Data block -
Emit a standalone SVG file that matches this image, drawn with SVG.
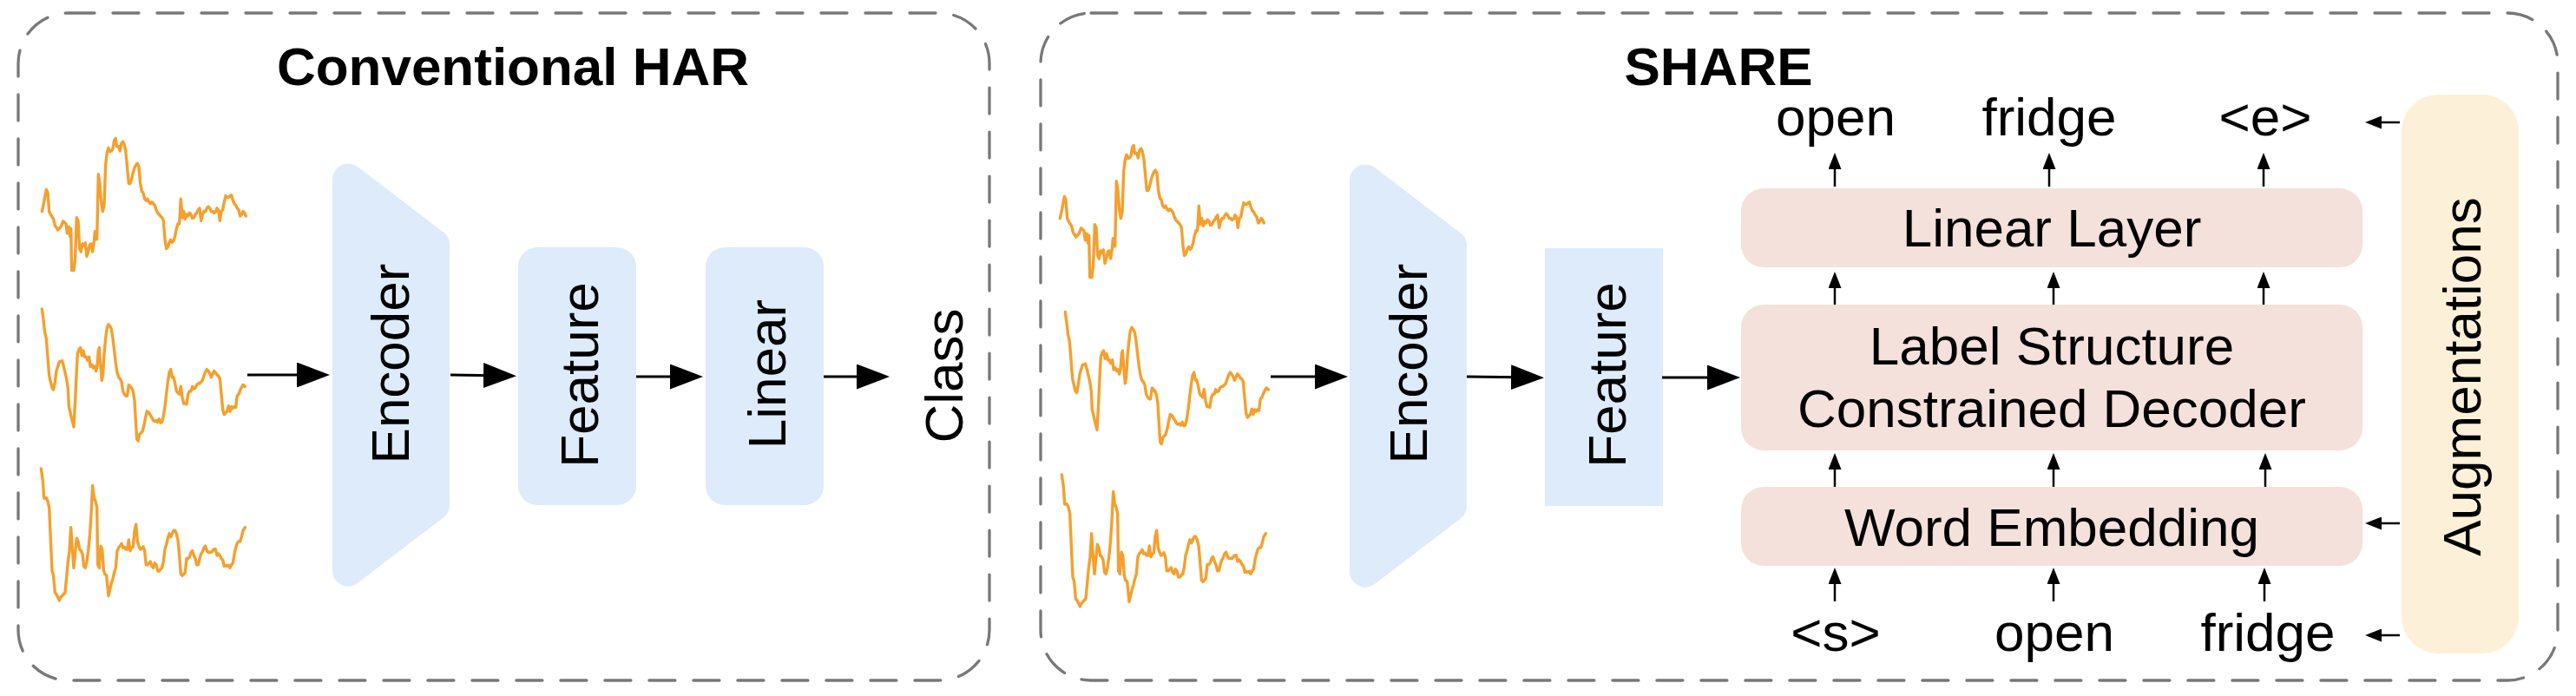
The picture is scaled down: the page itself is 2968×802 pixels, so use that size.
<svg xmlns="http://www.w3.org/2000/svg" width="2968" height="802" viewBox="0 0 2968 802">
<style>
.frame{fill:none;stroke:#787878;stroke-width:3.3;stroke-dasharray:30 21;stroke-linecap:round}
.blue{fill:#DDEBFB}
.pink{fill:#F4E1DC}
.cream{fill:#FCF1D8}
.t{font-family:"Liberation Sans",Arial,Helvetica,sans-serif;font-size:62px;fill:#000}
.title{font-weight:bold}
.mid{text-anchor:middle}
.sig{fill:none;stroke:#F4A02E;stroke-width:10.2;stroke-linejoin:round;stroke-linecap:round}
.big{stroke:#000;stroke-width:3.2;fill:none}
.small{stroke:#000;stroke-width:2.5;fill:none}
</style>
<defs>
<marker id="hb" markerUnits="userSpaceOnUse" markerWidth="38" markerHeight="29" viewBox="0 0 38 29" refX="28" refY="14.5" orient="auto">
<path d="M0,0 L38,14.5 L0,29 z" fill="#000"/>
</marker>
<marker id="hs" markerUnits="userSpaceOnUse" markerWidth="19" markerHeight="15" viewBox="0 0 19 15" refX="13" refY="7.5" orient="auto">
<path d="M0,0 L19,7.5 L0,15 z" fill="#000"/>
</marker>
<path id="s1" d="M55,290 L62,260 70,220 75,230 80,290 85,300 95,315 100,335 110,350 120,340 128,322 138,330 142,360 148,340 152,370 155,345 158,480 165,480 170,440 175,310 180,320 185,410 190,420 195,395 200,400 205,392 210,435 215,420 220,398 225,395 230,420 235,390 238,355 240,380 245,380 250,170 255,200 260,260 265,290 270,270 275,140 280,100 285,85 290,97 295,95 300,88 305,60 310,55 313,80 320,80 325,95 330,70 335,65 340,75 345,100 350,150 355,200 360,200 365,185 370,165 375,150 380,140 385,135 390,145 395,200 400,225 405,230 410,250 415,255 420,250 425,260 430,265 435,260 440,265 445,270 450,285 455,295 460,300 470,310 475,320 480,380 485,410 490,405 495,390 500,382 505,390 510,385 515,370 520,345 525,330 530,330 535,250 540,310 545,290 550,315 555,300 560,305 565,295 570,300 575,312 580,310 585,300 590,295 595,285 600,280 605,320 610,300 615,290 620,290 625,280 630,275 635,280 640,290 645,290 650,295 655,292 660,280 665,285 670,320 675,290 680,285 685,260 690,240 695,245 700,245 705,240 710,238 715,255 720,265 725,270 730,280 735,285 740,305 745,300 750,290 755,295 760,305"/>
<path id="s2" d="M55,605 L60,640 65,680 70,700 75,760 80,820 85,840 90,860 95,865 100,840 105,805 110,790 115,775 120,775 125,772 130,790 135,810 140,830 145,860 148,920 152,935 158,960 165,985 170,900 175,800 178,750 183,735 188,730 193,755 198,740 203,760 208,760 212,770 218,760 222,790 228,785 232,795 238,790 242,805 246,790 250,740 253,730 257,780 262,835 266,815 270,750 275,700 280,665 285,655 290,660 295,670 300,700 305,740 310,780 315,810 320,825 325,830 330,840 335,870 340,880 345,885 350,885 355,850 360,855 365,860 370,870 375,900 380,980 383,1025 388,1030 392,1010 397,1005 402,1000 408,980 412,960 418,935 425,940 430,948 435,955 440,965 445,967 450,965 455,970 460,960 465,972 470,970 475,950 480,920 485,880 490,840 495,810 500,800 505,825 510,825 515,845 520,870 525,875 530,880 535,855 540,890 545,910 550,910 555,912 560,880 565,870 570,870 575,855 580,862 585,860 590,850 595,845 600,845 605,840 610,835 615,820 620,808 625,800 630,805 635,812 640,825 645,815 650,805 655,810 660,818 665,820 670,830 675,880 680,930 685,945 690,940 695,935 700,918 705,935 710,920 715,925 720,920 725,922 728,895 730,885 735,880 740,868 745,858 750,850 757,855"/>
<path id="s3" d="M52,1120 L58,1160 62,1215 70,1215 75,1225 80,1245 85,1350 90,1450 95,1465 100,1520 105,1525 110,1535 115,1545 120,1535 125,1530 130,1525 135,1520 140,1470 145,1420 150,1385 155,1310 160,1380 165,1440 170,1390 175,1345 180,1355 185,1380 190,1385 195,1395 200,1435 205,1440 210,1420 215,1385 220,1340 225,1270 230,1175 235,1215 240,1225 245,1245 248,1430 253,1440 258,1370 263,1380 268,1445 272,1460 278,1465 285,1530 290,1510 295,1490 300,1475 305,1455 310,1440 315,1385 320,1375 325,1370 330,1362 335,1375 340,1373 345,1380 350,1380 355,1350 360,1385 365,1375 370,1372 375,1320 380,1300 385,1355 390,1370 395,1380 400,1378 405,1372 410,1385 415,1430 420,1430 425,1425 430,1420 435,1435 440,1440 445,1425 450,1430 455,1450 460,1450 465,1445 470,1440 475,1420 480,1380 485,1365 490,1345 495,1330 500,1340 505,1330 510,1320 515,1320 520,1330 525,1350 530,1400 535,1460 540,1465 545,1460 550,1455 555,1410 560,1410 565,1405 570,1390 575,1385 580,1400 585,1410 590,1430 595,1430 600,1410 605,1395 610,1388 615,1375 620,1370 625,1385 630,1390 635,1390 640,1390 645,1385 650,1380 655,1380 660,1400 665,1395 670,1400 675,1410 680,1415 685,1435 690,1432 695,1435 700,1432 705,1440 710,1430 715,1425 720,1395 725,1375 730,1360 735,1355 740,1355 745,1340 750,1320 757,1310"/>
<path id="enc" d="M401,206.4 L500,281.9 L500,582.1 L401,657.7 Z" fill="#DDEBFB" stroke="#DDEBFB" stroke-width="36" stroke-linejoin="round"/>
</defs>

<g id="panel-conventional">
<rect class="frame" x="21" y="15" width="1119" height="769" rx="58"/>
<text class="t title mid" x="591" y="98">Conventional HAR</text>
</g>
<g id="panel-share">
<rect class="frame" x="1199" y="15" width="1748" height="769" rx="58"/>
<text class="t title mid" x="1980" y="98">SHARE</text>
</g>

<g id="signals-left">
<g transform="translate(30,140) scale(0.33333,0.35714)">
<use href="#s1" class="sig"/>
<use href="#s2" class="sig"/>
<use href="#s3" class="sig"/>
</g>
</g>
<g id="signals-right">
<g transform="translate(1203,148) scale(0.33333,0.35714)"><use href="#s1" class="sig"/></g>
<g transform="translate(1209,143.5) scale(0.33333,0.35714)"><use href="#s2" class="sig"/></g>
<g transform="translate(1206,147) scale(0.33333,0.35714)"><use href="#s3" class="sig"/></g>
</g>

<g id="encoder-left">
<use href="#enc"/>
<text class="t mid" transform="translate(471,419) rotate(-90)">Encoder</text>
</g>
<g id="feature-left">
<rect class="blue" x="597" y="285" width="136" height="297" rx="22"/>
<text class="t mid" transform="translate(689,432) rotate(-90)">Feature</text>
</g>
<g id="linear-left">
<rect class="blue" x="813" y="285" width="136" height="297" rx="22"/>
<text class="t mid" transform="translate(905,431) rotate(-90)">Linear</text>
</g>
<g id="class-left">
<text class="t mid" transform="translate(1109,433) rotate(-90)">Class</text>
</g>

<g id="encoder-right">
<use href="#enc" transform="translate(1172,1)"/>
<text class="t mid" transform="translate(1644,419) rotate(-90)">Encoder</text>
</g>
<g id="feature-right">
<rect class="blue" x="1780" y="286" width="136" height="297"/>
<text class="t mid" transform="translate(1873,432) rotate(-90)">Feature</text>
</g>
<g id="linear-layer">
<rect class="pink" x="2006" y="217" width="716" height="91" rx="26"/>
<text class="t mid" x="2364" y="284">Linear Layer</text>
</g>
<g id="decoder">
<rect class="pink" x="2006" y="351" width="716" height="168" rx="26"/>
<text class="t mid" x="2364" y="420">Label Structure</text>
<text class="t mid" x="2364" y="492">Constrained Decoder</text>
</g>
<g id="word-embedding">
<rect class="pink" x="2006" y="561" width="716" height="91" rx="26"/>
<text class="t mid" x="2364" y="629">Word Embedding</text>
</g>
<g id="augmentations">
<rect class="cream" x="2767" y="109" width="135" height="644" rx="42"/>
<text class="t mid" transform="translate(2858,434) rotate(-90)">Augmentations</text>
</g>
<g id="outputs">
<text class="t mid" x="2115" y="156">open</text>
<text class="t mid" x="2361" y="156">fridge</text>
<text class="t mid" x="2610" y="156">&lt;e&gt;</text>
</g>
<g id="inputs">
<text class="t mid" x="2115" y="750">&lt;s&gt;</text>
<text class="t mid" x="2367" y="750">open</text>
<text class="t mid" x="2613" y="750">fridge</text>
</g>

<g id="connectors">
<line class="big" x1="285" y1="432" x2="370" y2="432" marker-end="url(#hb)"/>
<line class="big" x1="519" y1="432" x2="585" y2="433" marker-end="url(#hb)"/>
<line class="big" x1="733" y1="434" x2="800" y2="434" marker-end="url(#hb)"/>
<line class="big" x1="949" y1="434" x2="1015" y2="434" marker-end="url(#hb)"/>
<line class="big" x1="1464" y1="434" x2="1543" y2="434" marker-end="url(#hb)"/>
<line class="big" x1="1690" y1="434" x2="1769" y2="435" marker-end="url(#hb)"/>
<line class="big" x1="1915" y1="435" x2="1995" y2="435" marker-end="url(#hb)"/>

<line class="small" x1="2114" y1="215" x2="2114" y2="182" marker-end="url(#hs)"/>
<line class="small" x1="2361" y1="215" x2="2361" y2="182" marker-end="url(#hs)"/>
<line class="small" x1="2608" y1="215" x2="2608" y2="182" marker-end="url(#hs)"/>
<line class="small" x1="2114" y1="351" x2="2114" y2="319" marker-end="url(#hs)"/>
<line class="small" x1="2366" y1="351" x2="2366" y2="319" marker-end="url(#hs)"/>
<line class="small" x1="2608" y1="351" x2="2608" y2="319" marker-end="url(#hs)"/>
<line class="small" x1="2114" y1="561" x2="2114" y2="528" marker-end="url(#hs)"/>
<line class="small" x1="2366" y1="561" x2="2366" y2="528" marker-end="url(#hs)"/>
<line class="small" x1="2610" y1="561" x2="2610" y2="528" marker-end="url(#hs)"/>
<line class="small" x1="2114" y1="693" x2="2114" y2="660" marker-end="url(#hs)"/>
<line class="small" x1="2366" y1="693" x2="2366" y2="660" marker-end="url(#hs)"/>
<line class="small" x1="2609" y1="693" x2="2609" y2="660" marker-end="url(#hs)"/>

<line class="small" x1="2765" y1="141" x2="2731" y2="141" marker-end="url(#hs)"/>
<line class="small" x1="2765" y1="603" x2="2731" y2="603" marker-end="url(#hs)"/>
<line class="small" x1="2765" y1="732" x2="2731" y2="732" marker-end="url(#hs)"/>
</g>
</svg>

Task prompt - What is the number of lines that hold the string "size"? Reply with that number alone.

Written solution - 2